Thursday, October 3, 2013

Back in the Saddle

Yesterday was day two at being back at home.  Weird!  I felt like a stranger.  My outdoors world felt much more intimate... more my own.  So I did my errands in the morning.  Recycled soda bottles.  Took excess grocery bags to the thrift shop so they could be used again.  I should have gone there first as I ended up spending my can money on odds and ends at the thrift shop.  Oh well, I'll forgive myself later in the day.  Then ran by the feed store and got some of my critter essentials and picked up the timothy grass seed that I had bought during the heat of the summer.

The afternoon was spent outdoors.  A little debris that had gotten blown around in the last storm was picked up.  Took a pan, purchased for $.25 at the thrift shop, out to the chicken coop , filled with grit.  Gave the horses a snack as they were begging terribly.  If they were women, they would be alfalfa pellet whores.  Where's your dignity, you, ponies, you!  But, I digress....

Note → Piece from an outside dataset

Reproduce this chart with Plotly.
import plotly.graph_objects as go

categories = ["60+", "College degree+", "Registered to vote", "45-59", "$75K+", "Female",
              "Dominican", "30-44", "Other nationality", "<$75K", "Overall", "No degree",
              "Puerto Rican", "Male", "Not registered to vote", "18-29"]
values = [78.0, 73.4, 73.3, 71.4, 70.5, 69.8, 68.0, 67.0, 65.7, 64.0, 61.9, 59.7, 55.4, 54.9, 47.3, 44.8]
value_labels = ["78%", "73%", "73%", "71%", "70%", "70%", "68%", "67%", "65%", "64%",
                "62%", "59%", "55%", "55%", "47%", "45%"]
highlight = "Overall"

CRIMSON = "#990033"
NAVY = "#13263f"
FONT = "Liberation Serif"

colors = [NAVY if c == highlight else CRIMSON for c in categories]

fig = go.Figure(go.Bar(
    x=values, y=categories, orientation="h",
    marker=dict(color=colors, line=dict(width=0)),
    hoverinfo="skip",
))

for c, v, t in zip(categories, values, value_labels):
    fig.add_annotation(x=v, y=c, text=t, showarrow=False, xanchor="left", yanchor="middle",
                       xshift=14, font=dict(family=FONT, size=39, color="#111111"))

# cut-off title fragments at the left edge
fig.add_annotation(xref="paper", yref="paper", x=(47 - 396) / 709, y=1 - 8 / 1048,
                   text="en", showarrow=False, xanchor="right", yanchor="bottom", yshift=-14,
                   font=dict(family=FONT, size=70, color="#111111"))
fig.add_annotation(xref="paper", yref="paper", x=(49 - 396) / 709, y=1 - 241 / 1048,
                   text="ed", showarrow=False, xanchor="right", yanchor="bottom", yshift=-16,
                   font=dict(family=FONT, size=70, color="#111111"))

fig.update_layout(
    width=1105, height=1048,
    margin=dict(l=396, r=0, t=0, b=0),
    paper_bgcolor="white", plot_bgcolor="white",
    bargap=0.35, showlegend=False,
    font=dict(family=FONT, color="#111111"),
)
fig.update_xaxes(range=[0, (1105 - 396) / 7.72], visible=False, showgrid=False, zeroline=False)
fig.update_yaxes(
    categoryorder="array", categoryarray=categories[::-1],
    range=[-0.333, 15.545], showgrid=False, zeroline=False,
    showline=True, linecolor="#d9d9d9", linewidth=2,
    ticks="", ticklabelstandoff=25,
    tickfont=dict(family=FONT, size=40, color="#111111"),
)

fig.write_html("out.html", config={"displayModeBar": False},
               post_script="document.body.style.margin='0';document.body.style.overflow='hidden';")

The highlight of my day was taking the fifty pound bag of timothy seed out to the hayfield in the back of the truck.  Opening the bag.  Marveling at what very tiny seed it was, then scooping it up in a plastic bowl, and walking through the hayfield looking for bare spots on the ground.  Where the grass was bare or thin, I broadcast the seed by hand.  It took a bit over two hours.  But it is the best tool to know your land is  to get out there and have your feet on the ground.  I can't stress that enough.  You miss a lot driving over it in the truck or on a tractor.  Walk it!

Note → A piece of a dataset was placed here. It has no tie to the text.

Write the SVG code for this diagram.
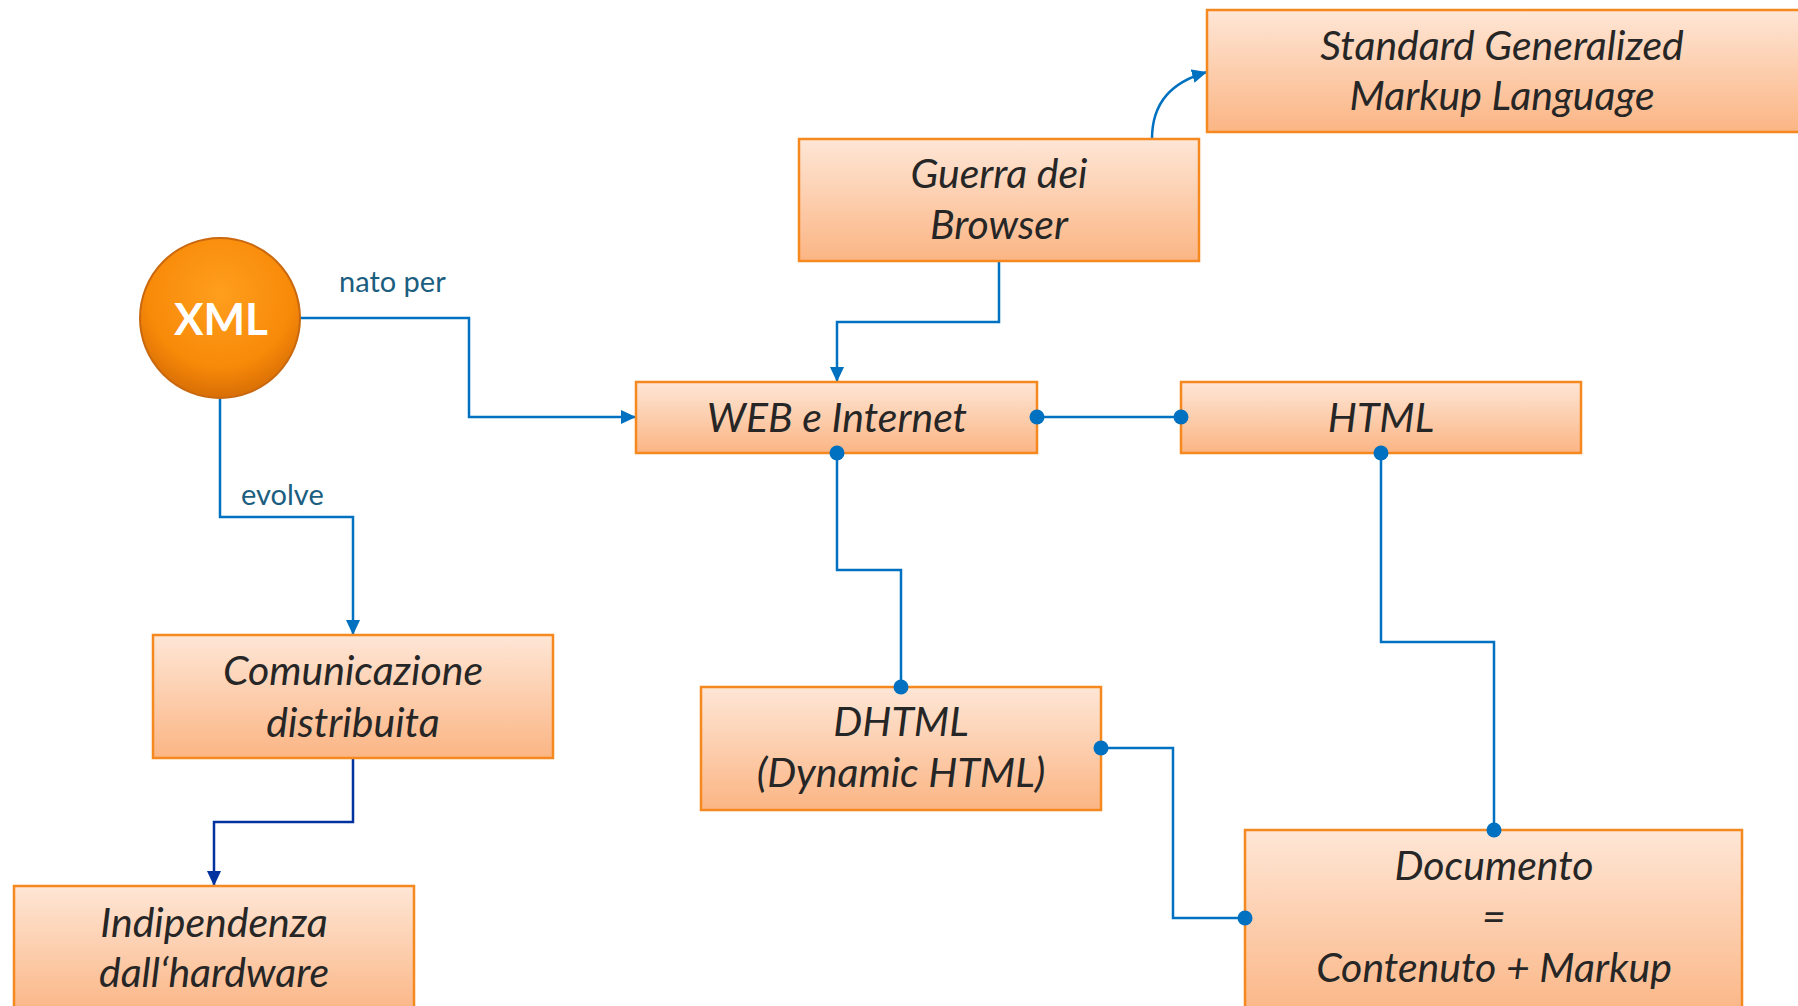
<svg xmlns="http://www.w3.org/2000/svg" width="1798" height="1006" viewBox="0 0 1798 1006">
<style>
.box{fill:url(#boxGrad);stroke:#F5881F;stroke-width:2.5}
.bt{font-family:Lato,"Noto Sans",sans-serif;font-style:italic;font-size:41px;fill:#262626;text-anchor:middle}
.lbl{font-family:Lato,"Noto Sans",sans-serif;font-size:29px;fill:#1B5E80}
.conn{fill:none;stroke:#0070C0;stroke-width:2.5}
.conn2{fill:none;stroke:#0033A0;stroke-width:2.5}
.dot{fill:#0070C0}
</style>
<defs>
<linearGradient id="boxGrad" x1="0" y1="0" x2="0" y2="1">
<stop offset="0" stop-color="#FEE6D6"/>
<stop offset="1" stop-color="#FBB584"/>
</linearGradient>
<radialGradient id="xmlGrad" cx="0.5" cy="0.35" r="0.65">
<stop offset="0" stop-color="#FF9E1E"/>
<stop offset="0.7" stop-color="#F88A08"/>
<stop offset="1" stop-color="#D86E06"/>
</radialGradient>
<marker id="arr" markerUnits="userSpaceOnUse" markerWidth="16" markerHeight="14" refX="15" refY="7" orient="auto">
<path d="M0,0 L15,7 L0,14 z" fill="#0070C0"/>
</marker>
<marker id="arr2" markerUnits="userSpaceOnUse" markerWidth="16" markerHeight="14" refX="15" refY="7" orient="auto">
<path d="M0,0 L15,7 L0,14 z" fill="#0033A0"/>
</marker>
</defs>

<g id="connectors">
<path class="conn" d="M300,318 H469 V417 H636" marker-end="url(#arr)"/>
<path class="conn" d="M220,398 V517 H353 V635" marker-end="url(#arr)"/>
<path class="conn" d="M999,261 V322 H837 V382" marker-end="url(#arr)"/>
<path class="conn" d="M1152,139 C1152,102 1172,82 1207,72" marker-end="url(#arr)"/>
<path class="conn2" d="M353,758 V822 H214 V886" marker-end="url(#arr2)"/>
<path class="conn" d="M1037,417 H1181"/>
<path class="conn" d="M837,453 V570 H901 V687"/>
<path class="conn" d="M1381,453 V642 H1494 V830"/>
<path class="conn" d="M1101,748 H1173 V918 H1245"/>
<text class="lbl" x="339" y="292">nato per</text>
<text class="lbl" x="241" y="505">evolve</text>
</g>

<g id="xml">
<circle cx="220" cy="318" r="80" fill="url(#xmlGrad)" stroke="#C9680E" stroke-width="2"/>
<text x="221" y="335" font-family="Lato,'Noto Sans',sans-serif" font-weight="bold" font-size="44" fill="#FFFFFF" text-anchor="middle">XML</text>
</g>

<g id="sgml">
<rect class="box" x="1207" y="10" width="600" height="122"/>
<text class="bt" x="1502" y="60">Standard Generalized</text>
<text class="bt" x="1502" y="110">Markup Language</text>
</g>

<g id="guerra">
<rect class="box" x="799" y="139" width="400" height="122"/>
<text class="bt" x="999" y="188">Guerra dei</text>
<text class="bt" x="999" y="239">Browser</text>
</g>

<g id="web">
<rect class="box" x="636" y="382" width="401" height="71"/>
<text class="bt" x="837" y="432">WEB e Internet</text>
</g>

<g id="html">
<rect class="box" x="1181" y="382" width="400" height="71"/>
<text class="bt" x="1381" y="432">HTML</text>
</g>

<g id="comunicazione">
<rect class="box" x="153" y="635" width="400" height="123"/>
<text class="bt" x="353" y="685">Comunicazione</text>
<text class="bt" x="353" y="737">distribuita</text>
</g>

<g id="indipendenza">
<rect class="box" x="14" y="886" width="400" height="130"/>
<text class="bt" x="214" y="937">Indipendenza</text>
<text class="bt" x="214" y="987">dall‘hardware</text>
</g>

<g id="dhtml">
<rect class="box" x="701" y="687" width="400" height="123"/>
<text class="bt" x="901" y="736">DHTML</text>
<text class="bt" x="901" y="787">(Dynamic HTML)</text>
</g>

<g id="documento">
<rect class="box" x="1245" y="830" width="497" height="190"/>
<text class="bt" x="1494" y="880">Documento</text>
<text class="bt" x="1494" y="931">=</text>
<text class="bt" x="1494" y="982">Contenuto + Markup</text>
</g>

<g id="dots">
<circle class="dot" cx="1037" cy="417" r="7.5"/>
<circle class="dot" cx="1181" cy="417" r="7.5"/>
<circle class="dot" cx="837" cy="453" r="7.5"/>
<circle class="dot" cx="901" cy="687" r="7.5"/>
<circle class="dot" cx="1381" cy="453" r="7.5"/>
<circle class="dot" cx="1494" cy="830" r="7.5"/>
<circle class="dot" cx="1101" cy="748" r="7.5"/>
<circle class="dot" cx="1245" cy="918" r="7.5"/>
</g>
</svg>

Things are looking better.  Last spring we hand sown a bag of orchard grass and also hand scattered five or six fifty pound bags of pelletized lime.  It's a bit shocking to see what a difference so little can make.  A year ago, I had big swaths of  bare ground with patches of moss.  A sure sign of acid soil.  This year I only spotted four or five chunks of moss, none of them bigger then the palm of my hand.  My hay guy told me that my efforts were in the right direction, but there was no way I had done enough to create a change.  He said it was probably the drought the year before that had caused nutrients to rise in the soil.  Maybe.  But I have to believe that small actions are capable of reaping great rewards.  Otherwise, we would all be helpless, and I can't be helpless.

And what's on for today?  Well, I should start by cleaning toilets.  Working towards a brighter, better world!